Failure to act will result in extreme weather events such as storms, tornados, and heavy rain in some parts of the world, contrasted with devastating droughts in other parts. Our habitat, Planet Earth, will become anything but habitable if our emissions continue unabated.
More than 400 ppm
But not much has happened since those dire warnings just six months ago. On the contrary, a new benchmark is once again sounding off the alarm bells: for the first time since climate measurements began, global CO2 values exceeded the 400 ppm threshold in March of this year, according to measurements analysed by the U.S. National Oceanic and Atmospheric Administration (NOAA). ‘ppm’ stands for parts per million and is the ratio of carbon dioxide molecules to all other molecules in the atmosphere.
CO2 emissions rising rapidly
A total of 40 measuring stations around the world registered CO2 levels above a concentration of 400 ppm, a value that represents a symbolic limit for scientists. “CO2 concentrations haven’t been this high in millions of years,” said NASA scientist Erika Podest. “Even more alarming is the rate of increase in the last five decades and the fact that CO2 stays in the atmosphere for hundreds or thousands of years.”
From 1995 to 2011 alone, CO2 emissions rose each year from 23 to 30 billion tonnes. And even though researchers know that the readings vary widely throughout the year and are particularly high in spring before the plants get new leaves and act to naturally lower CO2, the current levels are still alarming. Only around 40 per cent of the carbon dioxide remains in the atmosphere; the rest is stored not only by plants but also the ground and in particular the world’s oceans – the latter stores around 30 per cent, which is why the world’s oceans are acidifying.
Next round number achieved
Before industrialisation CO2 levels were at 270 ppm. When the global environmental organisation 350.org was founded, it wanted to see carbon dioxide reduce to below 350 ppm – a hope reflected in the organisation’s name and what it calls a ‘safe’ level.
“In some ways, 400 ppm is just a number, another milestone that we are blasting past at a rate that is now exceeding 2 ppm per year,” says NASA climate researcher David Crisp.

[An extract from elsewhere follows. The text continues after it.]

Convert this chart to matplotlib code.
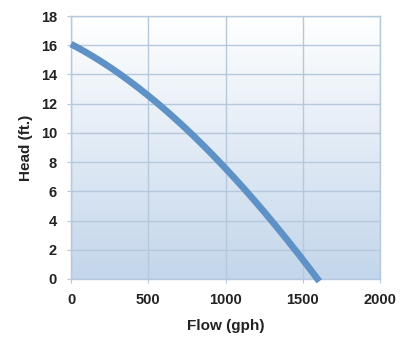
import numpy as np
import matplotlib.pyplot as plt

# pump curve
flow = [0, 250, 500, 750, 1000, 1250, 1500, 1607]
head = [16.1, 14.5, 12.45, 10.3, 7.65, 4.6, 1.1, 0]

x_ticks = [0, 500, 1000, 1500, 2000]
y_ticks = [0, 2, 4, 6, 8, 10, 12, 14, 16, 18]

plt.rcParams['font.family'] = ['Liberation Sans', 'DejaVu Sans']

fig = plt.figure(figsize=(4.09, 3.43), dpi=100)
ax = fig.add_axes([0.1736, 0.1866, 0.7555, 0.7667])

# vertical gradient background: white at top, light blue at bottom
grad = np.linspace(0, 1, 256).reshape(-1, 1)
top = np.array([1.0, 1.0, 1.0])
bottom = np.array([0xc3, 0xd6, 0xeb]) / 255
img = top + (bottom - top) * grad[..., None]
ax.imshow(img, extent=[0, 2000, 0, 18], aspect='auto', origin='upper', zorder=0)

ax.set_xlim(0, 2000)
ax.set_ylim(0, 18)
ax.set_xticks(x_ticks)
ax.set_yticks(y_ticks)
ax.grid(True, color='#b5c8dc', linewidth=1.0, zorder=1)
ax.set_axisbelow(False)

for s in ax.spines.values():
    s.set_color('#b5c8dc')
    s.set_linewidth(1.0)

ax.tick_params(length=3, color='#b5c8dc', labelsize=10.5, labelcolor='#222222')
ax.tick_params(axis='x', pad=7)
ax.tick_params(axis='y', pad=7)
for lab in ax.get_xticklabels() + ax.get_yticklabels():
    lab.set_fontweight('bold')

# smooth line through read points
xs = np.linspace(flow[0], flow[-1], 200)
coef = np.polyfit(flow, head, 3)
ax.plot(xs, np.polyval(coef, xs), color='#5e91c6', linewidth=4.8,
        solid_capstyle='butt', zorder=3, clip_on=False)

ax.set_xlabel('Flow (gph)', fontsize=11, fontweight='bold', color='#222222', labelpad=9)
ax.set_ylabel('Head (ft.)', fontsize=11, fontweight='bold', color='#222222', labelpad=6)

fig.savefig('out.png', dpi=100)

“It brings home the fact that fossil fuel combustion, land use practices, and human activities have increased the CO2 concentration in Earth’s atmosphere.”
Politicians’ turn to act
With the Kyoto Protocol in 1997, the United Nations agreed to a framework convention on climate change for the very first time ever. But the Kyoto Protocol dealt only with industrialised countries and has since expired. Concrete measures are now urgently needed to reach a new global climate agreement at the upcoming climate summit in Paris in December.
“The scientists have done their job, now it is again a matter for the politicians. Leaders have everything they need to take action, and clear scientific evidence, a strong business case and a great public support,” said May Boeve, director of 350.org.